* [Written instruction]: Extract everything from the first line through the line with "females_proj = [30.5, 30.7, 36.4]", both ends included, except for any pictures.

* [Data lines]:
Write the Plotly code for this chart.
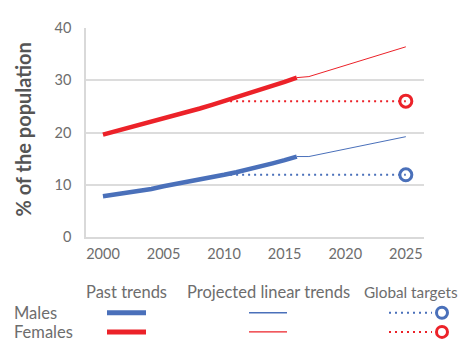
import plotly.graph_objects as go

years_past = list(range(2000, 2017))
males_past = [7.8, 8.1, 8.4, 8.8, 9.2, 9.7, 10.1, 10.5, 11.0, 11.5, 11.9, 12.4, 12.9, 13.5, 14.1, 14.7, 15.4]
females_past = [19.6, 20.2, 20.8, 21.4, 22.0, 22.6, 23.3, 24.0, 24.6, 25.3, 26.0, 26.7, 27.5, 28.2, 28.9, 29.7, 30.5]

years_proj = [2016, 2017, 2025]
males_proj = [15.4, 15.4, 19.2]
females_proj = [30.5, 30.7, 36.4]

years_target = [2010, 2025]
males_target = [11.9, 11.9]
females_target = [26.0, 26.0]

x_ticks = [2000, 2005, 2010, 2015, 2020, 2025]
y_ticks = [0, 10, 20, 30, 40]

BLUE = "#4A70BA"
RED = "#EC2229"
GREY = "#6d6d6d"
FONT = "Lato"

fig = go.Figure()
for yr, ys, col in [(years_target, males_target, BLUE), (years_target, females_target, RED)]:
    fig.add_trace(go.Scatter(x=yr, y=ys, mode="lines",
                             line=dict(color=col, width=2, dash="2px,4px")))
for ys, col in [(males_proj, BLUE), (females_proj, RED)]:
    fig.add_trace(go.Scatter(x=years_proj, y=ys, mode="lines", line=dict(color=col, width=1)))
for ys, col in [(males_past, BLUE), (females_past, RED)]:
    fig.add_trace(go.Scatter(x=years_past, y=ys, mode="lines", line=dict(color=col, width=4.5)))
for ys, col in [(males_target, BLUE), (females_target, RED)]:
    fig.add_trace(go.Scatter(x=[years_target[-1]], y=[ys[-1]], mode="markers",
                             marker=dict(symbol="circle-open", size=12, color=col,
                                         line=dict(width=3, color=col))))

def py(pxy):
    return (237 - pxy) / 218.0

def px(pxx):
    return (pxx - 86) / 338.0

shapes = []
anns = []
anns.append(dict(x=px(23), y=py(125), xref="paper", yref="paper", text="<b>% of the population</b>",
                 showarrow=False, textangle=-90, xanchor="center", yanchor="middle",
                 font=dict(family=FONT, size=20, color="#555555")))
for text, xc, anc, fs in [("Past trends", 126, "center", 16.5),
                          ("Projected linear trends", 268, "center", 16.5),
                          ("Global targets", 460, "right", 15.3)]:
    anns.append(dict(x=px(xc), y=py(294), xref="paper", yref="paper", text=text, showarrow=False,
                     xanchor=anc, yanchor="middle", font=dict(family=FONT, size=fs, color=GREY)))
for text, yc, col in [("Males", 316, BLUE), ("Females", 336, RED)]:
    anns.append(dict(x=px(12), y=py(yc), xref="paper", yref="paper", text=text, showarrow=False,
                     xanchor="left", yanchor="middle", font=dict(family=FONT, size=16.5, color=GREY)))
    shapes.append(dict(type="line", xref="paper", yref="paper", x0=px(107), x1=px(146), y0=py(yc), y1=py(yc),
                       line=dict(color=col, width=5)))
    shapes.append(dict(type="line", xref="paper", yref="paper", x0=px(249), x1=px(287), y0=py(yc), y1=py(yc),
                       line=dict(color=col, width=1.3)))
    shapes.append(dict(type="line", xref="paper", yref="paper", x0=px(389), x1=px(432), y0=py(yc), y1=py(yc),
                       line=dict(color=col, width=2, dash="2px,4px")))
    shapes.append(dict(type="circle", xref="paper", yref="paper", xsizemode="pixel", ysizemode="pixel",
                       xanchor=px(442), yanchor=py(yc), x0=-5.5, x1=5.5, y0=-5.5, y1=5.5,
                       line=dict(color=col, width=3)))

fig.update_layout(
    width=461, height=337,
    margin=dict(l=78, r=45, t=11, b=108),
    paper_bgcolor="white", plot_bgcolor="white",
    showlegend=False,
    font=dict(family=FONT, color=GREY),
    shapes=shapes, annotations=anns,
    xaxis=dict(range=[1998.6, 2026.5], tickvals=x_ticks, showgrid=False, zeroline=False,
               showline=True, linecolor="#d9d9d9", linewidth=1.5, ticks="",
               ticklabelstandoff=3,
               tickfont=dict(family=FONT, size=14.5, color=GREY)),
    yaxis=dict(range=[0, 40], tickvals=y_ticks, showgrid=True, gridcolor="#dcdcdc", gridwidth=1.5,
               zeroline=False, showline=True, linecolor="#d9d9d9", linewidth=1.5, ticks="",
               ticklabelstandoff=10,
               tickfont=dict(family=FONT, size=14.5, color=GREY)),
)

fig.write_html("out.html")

* [Written reply]:
Write the Plotly code for this chart.
import plotly.graph_objects as go

years_past = list(range(2000, 2017))
males_past = [7.8, 8.1, 8.4, 8.8, 9.2, 9.7, 10.1, 10.5, 11.0, 11.5, 11.9, 12.4, 12.9, 13.5, 14.1, 14.7, 15.4]
females_past = [19.6, 20.2, 20.8, 21.4, 22.0, 22.6, 23.3, 24.0, 24.6, 25.3, 26.0, 26.7, 27.5, 28.2, 28.9, 29.7, 30.5]

years_proj = [2016, 2017, 2025]
males_proj = [15.4, 15.4, 19.2]
females_proj = [30.5, 30.7, 36.4]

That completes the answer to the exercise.